Michelle Billups, Matthew Godwin, Vivilyn Smith and Chandell Tyghter
February 9, 2014
Conflict is inevitable in every type of relationship. Conflict is not positive or negative, it just is; how one handles it is the question. Team A’s paper will focus on the challenges of conflict and ways to manage people while continuing to address the needs of an organization. We will concentrate on the following: communication styles, the barrier conflict, and the negotiation process involved in managing conflict in teams. We will use examples from our Storybook scenarios and real-life examples to explain how to effectively manage conflict as a leader of a team. Storybook 1 When a team member or manager is being vague and trying to spin bad news, the team’s reaction would sometimes show as confused, stressful and discourage. One of our team members experienced many scenarios similar to this storybook. A situation came up when the manager had to deliver some information about the performance of the team compare to another site. For the entire month, the team was not doing well and fell short of the company goals. This was stressful to the team since the team rarely misses any goals. This particular month was different. Although we performed poorly, the team tried its best to influence each other to reach the quota. During the month-end-meeting, it was time to review the team result. The manager seemed very nervous and uncomfortable; it appeared that the manager was not prepared to give the team the bad news. Even thought the team did not meet the goals, the manager indicated that it was a bad month for all of the teams since they did not achieve their goals either. The manager statement caused a major conflict with the other managers. The other managers believe the manager was insulting their hard work. An opportunity was missed to address the problems. We expected the manager to address the issue, and come up with a resolution to prevent the team from missing any more goals. The team did not know what to do after this.

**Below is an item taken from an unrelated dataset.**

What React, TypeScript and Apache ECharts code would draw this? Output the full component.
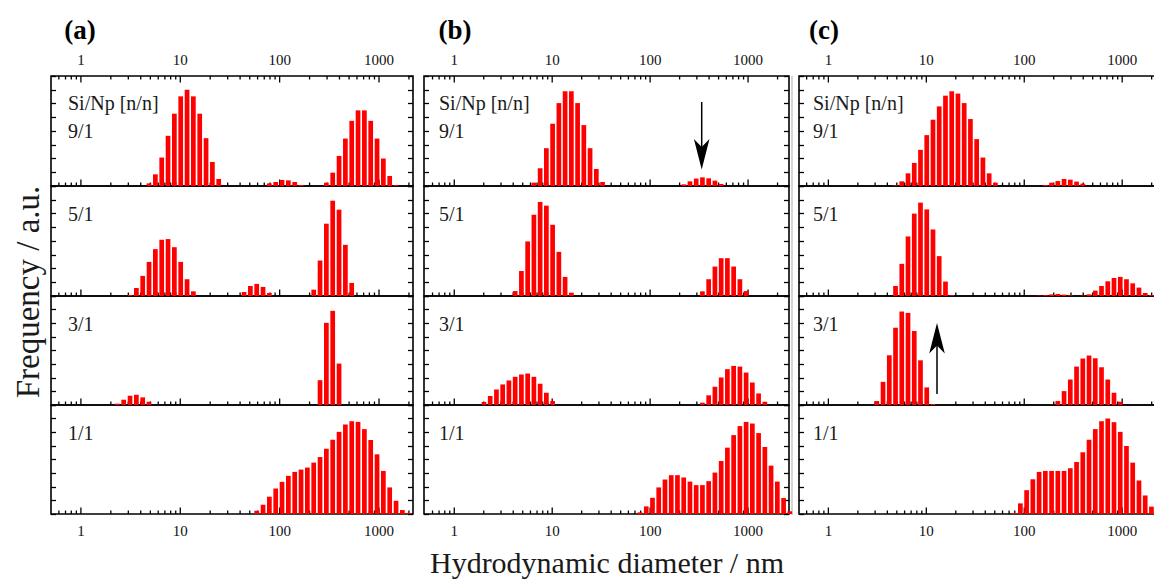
import React, { useEffect, useRef } from "react";
import * as echarts from "echarts";

// Zetasizer size classes (nm) shown in the plots
const DIAMETERS = [
  2.010, 2.328, 2.696, 3.122, 3.615, 4.187, 4.849, 5.615, 6.503, 7.531, 8.721,
  10.10, 11.70, 13.54, 15.69, 18.17, 21.04, 24.36, 28.21, 32.67, 37.84, 43.82,
  50.75, 58.77, 68.06, 78.82, 91.28, 105.7, 122.4, 141.8, 164.2, 190.1, 220.2,
  255.0, 295.3, 342.0, 396.1, 458.7, 531.2, 615.1, 712.4, 825.0, 955.4, 1106,
  1281, 1484, 1718, 1990, 2305, 2669,
];

const PANEL_LABELS = ["(a)", "(b)", "(c)"];
const RATIO_LABELS = ["9/1", "5/1", "3/1", "1/1"];
const HEADER_LABEL = "Si/Np [n/n]";
const MAJOR_TICKS = [1, 10, 100, 1000];
const MAJOR_TICK_LABELS = ["1", "10", "100", "1000"];
const MINOR_TICKS = [
  0.6, 0.7, 0.8, 0.9, 2, 3, 4, 5, 6, 7, 8, 9, 20, 30, 40, 50, 60, 70, 80, 90,
  200, 300, 400, 500, 600, 700, 800, 900, 2000,
];

// Panel (a)
const A_91 = [0, 0, 0, 0, 0, 0,
  0.19, 0.85, 2.07, 3.65, 5.26, 6.52, 7.0, 6.52, 5.26, 3.48, 1.75, 0.51,
  0, 0, 0, 0, 0, 0, 0,
  0.19, 0.29, 0.44, 0.41, 0.29, 0.07,
  0, 0, 0,
  0.24, 0.97, 2.19, 3.45, 4.74, 5.5, 5.5, 4.74, 3.45, 2.0, 0.73, 0.07,
  0, 0, 0, 0];
const A_51 = [0, 0, 0,
  0.07, 0.58, 1.46, 2.48, 3.41, 4.09, 4.14, 3.55, 2.48, 1.22, 0.34,
  0, 0, 0, 0, 0, 0, 0,
  0.29, 0.73, 0.88, 0.66, 0.22,
  0, 0, 0, 0, 0, 0,
  0.46, 2.58, 5.26, 6.93, 6.28, 3.72, 0.95,
  0, 0, 0, 0, 0, 0, 0, 0, 0, 0, 0];
const A_31 = [0,
  0.1, 0.39, 0.68, 0.75, 0.56, 0.24,
  0, 0, 0, 0, 0, 0, 0, 0, 0, 0, 0, 0, 0, 0, 0, 0, 0, 0, 0, 0, 0, 0, 0, 0, 0, 0,
  1.82, 6.03, 6.91, 3.04,
  0, 0, 0, 0, 0, 0, 0, 0, 0, 0, 0, 0, 0];
const A_11 = [0, 0, 0, 0, 0, 0, 0, 0, 0, 0, 0, 0, 0, 0, 0, 0, 0, 0, 0, 0, 0, 0, 0,
  0.24, 0.68, 1.27, 1.87, 2.36, 2.8, 3.09, 3.26, 3.41, 3.77, 4.18, 4.79, 5.45,
  6.03, 6.57, 6.81, 6.76, 6.23, 5.43, 4.38, 3.16, 1.95, 0.97, 0.29, 0.07,
  0, 0];

// Panel (b)
const B_91 = [0, 0, 0, 0, 0, 0, 0, 0,
  0.24, 1.29, 2.75, 4.53, 6.03, 6.89, 6.89, 6.03, 4.43, 2.75, 1.24, 0.29,
  0, 0, 0, 0, 0, 0, 0, 0, 0, 0, 0, 0,
  0.12, 0.34, 0.54, 0.63, 0.56, 0.39, 0.15,
  0, 0, 0, 0, 0, 0, 0, 0, 0, 0, 0];
const B_51 = [0, 0, 0, 0, 0,
  0.36, 1.82, 3.97, 5.91, 6.84, 6.57, 5.18, 3.21, 1.39, 0.24,
  0, 0, 0, 0, 0, 0, 0, 0, 0, 0, 0, 0, 0, 0, 0, 0, 0, 0, 0, 0,
  0.34, 1.22, 2.14, 2.75, 2.75, 2.14, 1.22, 0.36,
  0, 0, 0, 0, 0, 0, 0];
const B_31 = [0.22, 0.66, 1.14, 1.51, 1.8, 2.07, 2.24, 2.31, 2.07, 1.56, 0.9, 0.29,
  0, 0, 0, 0, 0, 0, 0, 0, 0, 0, 0, 0, 0, 0, 0, 0, 0, 0, 0, 0, 0, 0, 0,
  0.17, 0.71, 1.34, 2.02, 2.63, 2.87, 2.82, 2.38, 1.65, 0.85, 0.24,
  0, 0, 0, 0];
const B_11 = [0, 0, 0, 0, 0, 0, 0, 0, 0, 0, 0, 0, 0, 0, 0, 0, 0, 0, 0, 0, 0, 0, 0, 0, 0,
  0.12, 0.56, 1.19, 1.95, 2.53, 2.85, 2.85, 2.68, 2.38, 2.12, 2.12, 2.41, 3.04,
  3.89, 4.87, 5.79, 6.45, 6.76, 6.64, 5.94, 4.92, 3.55, 2.38, 1.17, 0.2];

// Panel (c)
const C_91 = [0, 0, 0, 0, 0, 0,
  0.05, 0.34, 0.92, 1.68, 2.63, 3.7, 4.82, 5.79, 6.57, 6.89, 6.72, 6.03, 4.87,
  3.41, 2.07, 0.92, 0.24,
  0, 0, 0, 0, 0, 0, 0,
  0.07, 0.24, 0.36, 0.51, 0.46, 0.32, 0.17,
  0, 0, 0, 0, 0, 0, 0, 0, 0, 0, 0, 0, 0];
const C_51 = [0, 0, 0, 0, 0, 0,
  0.73, 2.34, 4.33, 5.99, 6.79, 6.3, 4.84, 2.9, 1.05, 0.05,
  0, 0, 0, 0, 0, 0, 0, 0, 0, 0, 0, 0, 0,
  0.03, 0.06, 0.12, 0.15, 0.1, 0.05,
  0,
  0.03, 0.12, 0.39, 0.73, 1.07, 1.31, 1.39, 1.22, 0.92, 0.61, 0.22, 0.07,
  0, 0];
const C_31 = [0, 0, 0,
  0.29, 1.7, 3.65, 5.67, 6.86, 6.76, 5.43, 3.28, 1.29, 0.07,
  0, 0, 0, 0, 0, 0, 0, 0, 0, 0, 0, 0, 0, 0, 0, 0, 0, 0,
  0.02, 0.29, 1.02, 1.87, 2.82, 3.41, 3.63, 3.43, 2.77, 1.87, 0.9, 0.24,
  0, 0, 0, 0, 0, 0, 0];
const C_11 = [0, 0, 0, 0, 0, 0, 0, 0, 0, 0, 0, 0, 0, 0, 0, 0, 0, 0, 0, 0, 0, 0, 0, 0, 0,
  0.07, 0.78, 1.75, 2.55, 3.09, 3.16, 3.16, 3.16, 3.16, 3.36, 3.82, 4.53, 5.45,
  6.23, 6.81, 7.01, 6.74, 6.03, 4.99, 3.77, 2.46, 1.36, 0.54,
  0.15, 0];

const PANEL_DATA = [
  [A_91, A_51, A_31, A_11],
  [B_91, B_51, B_31, B_11],
  [C_91, C_51, C_31, C_11],
];

const SERIF = '"Liberation Serif", "Times New Roman", "DejaVu Serif", serif';

const COLS = [
  { left: 51, width: 362, min: -0.301, max: 3.342, textX: 68, labelX: 80 },
  { left: 424, width: 365, min: -0.309, max: 3.418, textX: 439, labelX: 455 },
  { left: 799, width: 365, min: -0.3, max: 3.427, textX: 813, labelX: 824 },
];
const ROWS = [
  { top: 76, height: 110 },
  { top: 186, height: 110 },
  { top: 296, height: 109 },
  { top: 405, height: 109 },
];
const Y_MAX = 8;

function buildOption() {
  const grid: any[] = [];
  const xAxis: any[] = [];
  const yAxis: any[] = [];
  const series: any[] = [];
  const graphic: any[] = [];

  const tickData = [
    ...MAJOR_TICKS.map((v, i) => [Math.log10(v), 1, i]),
    ...MINOR_TICKS.map((v) => [Math.log10(v), 0, -1]),
  ];

  COLS.forEach((col, c) => {
    ROWS.forEach((row, r) => {
      const g = grid.length;
      grid.push({
        left: col.left,
        width: col.width,
        top: row.top,
        height: row.height,
        show: true,
        borderColor: "#000",
        borderWidth: 1.6,
        backgroundColor: "transparent",
        containLabel: false,
        outerBoundsMode: "none",
      });
      xAxis.push({
        type: "value",
        gridIndex: g,
        min: col.min,
        max: col.max,
        axisLine: { show: false, onZero: false },
        axisTick: { show: false },
        axisLabel: { show: false },
        splitLine: { show: false },
      });
      const yBase = {
        type: "value",
        gridIndex: g,
        min: 0,
        max: Y_MAX,
        interval: 1,
        axisLine: { show: false, onZero: false },
        axisTick: { show: true, inside: true, length: 5, lineStyle: { color: "#000", width: 1.3 } },
        axisLabel: { show: false },
        splitLine: { show: false },
      };
      yAxis.push({ ...yBase, position: "left" });
      yAxis.push({ ...yBase, position: "right" });

      const values = PANEL_DATA[c][r];
      series.push({
        type: "bar",
        xAxisIndex: g,
        yAxisIndex: 2 * g,
        barWidth: 4.7,
        silent: true,
        itemStyle: { color: "#ff0000" },
        data: values
          .map((v, i) => [Math.log10(DIAMETERS[i]), v])
          .filter((d) => d[1] > 0),
      });

      const data = tickData.filter((d) => d[0] > col.min + 0.01 && d[0] < col.max - 0.005);
      series.push({
        type: "custom",
        xAxisIndex: g,
        yAxisIndex: 2 * g,
        clip: false,
        silent: true,
        data,
        renderItem: (params: any, api: any) => {
          const v = api.value(0) as number;
          const major = api.value(1) === 1;
          const li = api.value(2) as number;
          const b = api.coord([v, 0]);
          const t = api.coord([v, Y_MAX]);
          const len = major ? 6.5 : 3.5;
          const lineStyle = { stroke: "#000", lineWidth: 1.3 };
          const children: any[] = [
            { type: "line", shape: { x1: b[0], y1: b[1], x2: b[0], y2: b[1] - len }, style: lineStyle },
          ];
          if (r === 0) {
            children.push({ type: "line", shape: { x1: t[0], y1: t[1], x2: t[0], y2: t[1] + len }, style: lineStyle });
          }
          const textStyle = (y: number, s: string) => ({
            type: "text",
            x: b[0],
            y,
            style: {
              text: s,
              fill: "#111",
              font: `15px ${SERIF}`,
              textAlign: "center",
              textVerticalAlign: "middle",
              align: "center",
              verticalAlign: "middle",
            },
          });
          if (major && li >= 0 && r === 0) children.push(textStyle(t[1] - 16, MAJOR_TICK_LABELS[li]));
          if (major && li >= 0 && r === ROWS.length - 1) children.push(textStyle(b[1] + 17, MAJOR_TICK_LABELS[li]));
          return { type: "group", children };
        },
      });

      // ratio labels
      graphic.push({
        type: "text",
        x: col.textX,
        y: r === 0 ? 131 : row.top + 28,
        style: {
          text: RATIO_LABELS[r],
          fill: "#1a1a1a",
          font: `20px ${SERIF}`,
          textAlign: "left",
          textVerticalAlign: "middle",
          align: "left",
          verticalAlign: "middle",
        },
      });
    });

    graphic.push({
      type: "text",
      x: col.textX,
      y: 103,
      style: {
        text: HEADER_LABEL,
        fill: "#1a1a1a",
        font: `20px ${SERIF}`,
        textAlign: "left",
        textVerticalAlign: "middle",
        align: "left",
        verticalAlign: "middle",
      },
    });
    graphic.push({
      type: "text",
      x: col.labelX,
      y: 30,
      style: {
        text: PANEL_LABELS[c],
        fill: "#000",
        font: `bold 27px ${SERIF}`,
        textAlign: "center",
        textVerticalAlign: "middle",
        align: "center",
        verticalAlign: "middle",
      },
    });
  });

  // axis titles
  graphic.push({
    type: "text",
    x: 28,
    y: 292,
    rotation: Math.PI / 2,
    style: {
      text: "Frequency / a.u.",
      fill: "#1a1a1a",
      font: `33px ${SERIF}`,
      textAlign: "center",
      textVerticalAlign: "middle",
      align: "center",
      verticalAlign: "middle",
    },
  });
  graphic.push({
    type: "text",
    x: 607,
    y: 562,
    style: {
      text: "Hydrodynamic diameter / nm",
      fill: "#1a1a1a",
      font: `30px ${SERIF}`,
      textAlign: "center",
      textVerticalAlign: "middle",
      align: "center",
      verticalAlign: "middle",
    },
  });

  // separator between (b) and (c)
  graphic.push({
    type: "line",
    shape: { x1: 792, y1: 76, x2: 792, y2: 515 },
    style: { stroke: "#c8c8c8", lineWidth: 1.5 },
  });

  // arrow in (b) 9/1 pointing down
  graphic.push({
    type: "line",
    shape: { x1: 701.7, y1: 102, x2: 701.7, y2: 152 },
    style: { stroke: "#000", lineWidth: 1.5 },
  });
  graphic.push({
    type: "polygon",
    shape: { points: [[701.7, 169.5], [693.9, 139], [701.7, 147], [709.5, 139]] },
    style: { fill: "#000" },
  });
  // arrow in (c) 3/1 pointing up
  graphic.push({
    type: "line",
    shape: { x1: 937, y1: 394, x2: 937, y2: 342 },
    style: { stroke: "#000", lineWidth: 1.5 },
  });
  graphic.push({
    type: "polygon",
    shape: { points: [[937, 323], [929.2, 353.5], [937, 345.5], [944.8, 353.5]] },
    style: { fill: "#000" },
  });

  return {
    animation: false,
    backgroundColor: "#fff",
    grid,
    xAxis,
    yAxis,
    series,
    graphic: { elements: graphic },
  };
}

export default function App() {
  const ref = useRef<HTMLDivElement>(null);
  useEffect(() => {
    if (!ref.current) return;
    const chart = echarts.init(ref.current, undefined, { renderer: "svg" });
    chart.setOption(buildOption() as any);
    return () => chart.dispose();
  }, []);
  return (
    <div
      ref={ref}
      style={{ position: "absolute", left: 0, top: 0, width: 1154, height: 580, background: "#fff" }}
    />
  );
}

The entire situation could have been handled better. The manager would have needed to give clear information as to be misunderstood. It is important choose the proper communication channels and give enough information. As a manager, I would have sent the team a follow-up email from the meeting giving the opportunity for providing their feedback and ideas on ways of how we could improve the team’s performance. To address the silent team member, managers should give employees a chance to express their views freely beyond meetings. Have one-on-ones with them, which shows the manager is taking an interest. Storybook 2
Breaking news to employees is a very difficult situation. In this storybook, the manager had to break layoff news about the company to the team, and the manager had to let the team know it would not affect them. When a company is having layoffs, as a manager it is better to do them all at once rather than to drag them out if at all possible. Another team member was working in real estate development, and the company began downsizing. The company downsized all one hundred layoffs in a matter of three days. They acted swiftly and got it all accomplished with minimal harm to the organization. The layoffs were handled through oral communication.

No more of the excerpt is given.